Justice Committee supports principles of Abusive Behaviour and Sexual Harm (Scotland) Bill


The Scottish Parliament’s Justice Committee has today supported the general principles of a Scottish Government Bill that aims to improve how the justice system responds to abusive behaviour.

The Abusive Behaviour and Sexual Harm Bill aims to prevent abuse, harassment or sexual harm in a number of ways, via both the criminal and the civil law.  It also extends the circumstances where courts may grant non-harassment orders against individuals, and updates the law on the prevention of sexual harm by people considered to be at risk of offending.

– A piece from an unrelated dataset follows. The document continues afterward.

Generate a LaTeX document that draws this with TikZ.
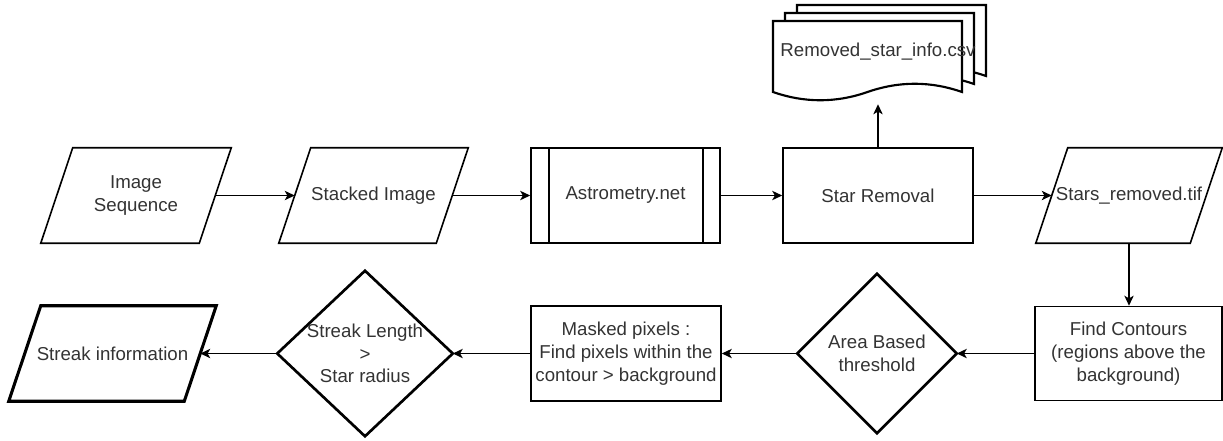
\documentclass[tikz,border=0pt]{standalone}
\usepackage{fontspec}
\setmainfont{Liberation Sans}
\usetikzlibrary{arrows.meta}
\definecolor{txtgray}{HTML}{333333}

\tikzset{
  every node/.style={font=\fontsize{14}{17}\selectfont, text=txtgray, align=center, inner sep=0pt},
  flow/.style={-{Stealth[length=7.5pt,width=7pt,inset=2pt]}, line width=1.1pt},
  procbox/.style={draw, line width=1.2pt, minimum width=142.5pt, minimum height=71.25pt},
  subproc/.style={procbox, append after command={\pgfextra{
      \draw[line width=1.2pt] ([xshift=14.25pt]\tikzlastnode.north west) -- ([xshift=14.25pt]\tikzlastnode.south west)
        ([xshift=-13.5pt]\tikzlastnode.north east) -- ([xshift=-13.5pt]\tikzlastnode.south east);}}},
  datain/.style={minimum height=71.25pt, append after command={\pgfextra{
      \draw[line width=#1] ([xshift=12pt]\tikzlastnode.north west) -- ([xshift=12pt]\tikzlastnode.north east)
        -- ([xshift=-12pt]\tikzlastnode.south east) -- ([xshift=-12pt]\tikzlastnode.south west) -- cycle;}}},
  datain/.default=1.2pt,
  decision/.style={append after command={\pgfextra{
      \draw[line width=2pt] (\tikzlastnode.north) -- (\tikzlastnode.east) -- (\tikzlastnode.south)
        -- (\tikzlastnode.west) -- cycle;}}},
  docline/.style={line width=1.6pt, fill=white}
}

\begin{document}
\begin{tikzpicture}[x=0.75pt, y=-0.75pt]
    \useasboundingbox (0,0) rectangle (1223,440);

    \node[datain, minimum width=118.5pt] (imgseq) at (136,195.5) {Image\\Sequence};
    \node[datain, minimum width=117.75pt] (stacked) at (373.5,195.5) {Stacked Image};
    \node[subproc, minimum width=141.75pt] (astro) at (625.5,195.5) {Astrometry.net};
    \node[procbox] (starrem) at (878,195.5) {Star Removal};
    \node[datain, minimum width=115.5pt] (starsrm) at (1129,195.5) {Stars\_removed.tif};

    \foreach \k in {2,1,0}
        \draw[docline, shift={(12*\k,-8*\k)}] (773,92) -- (773,21) -- (962,21) -- (962,92)
            .. controls (930.5,81) and (899,81) .. (867.5,92)
            .. controls (836,103) and (804.5,103) .. (773,92) -- cycle;
    \node[minimum width=159.75pt, minimum height=78pt] (csv) at (878,52) {Removed\_star\_info.csv};

    \node[procbox, minimum width=140.25pt, minimum height=70.5pt] (findc) at (1128.5,353.5) {Find Contours\\(regions above the\\background)};
    \node[decision, minimum width=119.25pt, minimum height=119.25pt] (areath) at (877,353.5) {Area Based\\threshold};
    \node[procbox] (masked) at (626,353.5) {Masked pixels :\\Find pixels within the\\contour > background};
    \node[decision, minimum width=131.25pt, minimum height=123.75pt] (streak) at (365,353.5) {Streak Length\\>\\Star radius};
    \node[datain=2.3pt, minimum width=131.25pt] (info) at (112.5,353.5) {Streak information};

    \draw[flow] (imgseq.east) -- (stacked.west);
    \draw[flow] (stacked.east) -- (astro.west);
    \draw[flow] (astro.east) -- (starrem.west);
    \draw[flow] (starrem.north) -- (starrem.north |- csv.south);
    \draw[flow] (starrem.east) -- (starsrm.west);
    \draw[flow] (starsrm.south) -- (starsrm.south |- findc.north);
    \draw[flow] (findc.west) -- (areath.east);
    \draw[flow] (areath.west) -- (masked.east);
    \draw[flow] (masked.west) -- (streak.east);
    \draw[flow] (streak.west) -- (info.east);
\end{tikzpicture}
\end{document}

In its Stage 1 Report, the Justice Committee has endorsed the case for the creation of a new specific offence for the non-consensual sharing of private, intimate images – often referred to as “revenge porn.”

And a majority of the Committee support the introduction of statutory jury directions in sexual offence cases – that is, the proposed obligation on a judge to tell a jury that there can be good reasons why a victim might not report or resist an offence at the time the alleged offence was committed. 

Committee Convener Christine Grahame MSP said: 

“Everyone agrees that we need strong, tough laws to deal with abuse and sexual harm.  New laws should also be flexible enough to respond to new developments and changed circumstances.  

“The Committee is unanimously agreed on the need to take effective steps to tackle abusive behaviour.  We are therefore content to accept the broad principles of the Government’s proposed legislation. 

“Because the Bill has different aspects, it is perhaps not surprising that the Committee has not reached a unanimous view on all of its provisions.  For example not everyone agreed that a case has been made for statutory jury directions, and expert evidence was split.  But a clear majority of the Committee thought that bringing in these proposals would serve the interests of justice.

“The Committee as a whole was sceptical about extending non-harassment orders to people found not fit to plead at a criminal trial. 

“The Committee also agreed that there was a strong case for a new offence of non-consensually sharing intimate images, although we have asked the Government to look again at some of the details of the offence. 

“We hope that the Scottish Government considers our report carefully and bring forward recommendations at Stage 2 which address our concerns and reflect our recommendations.”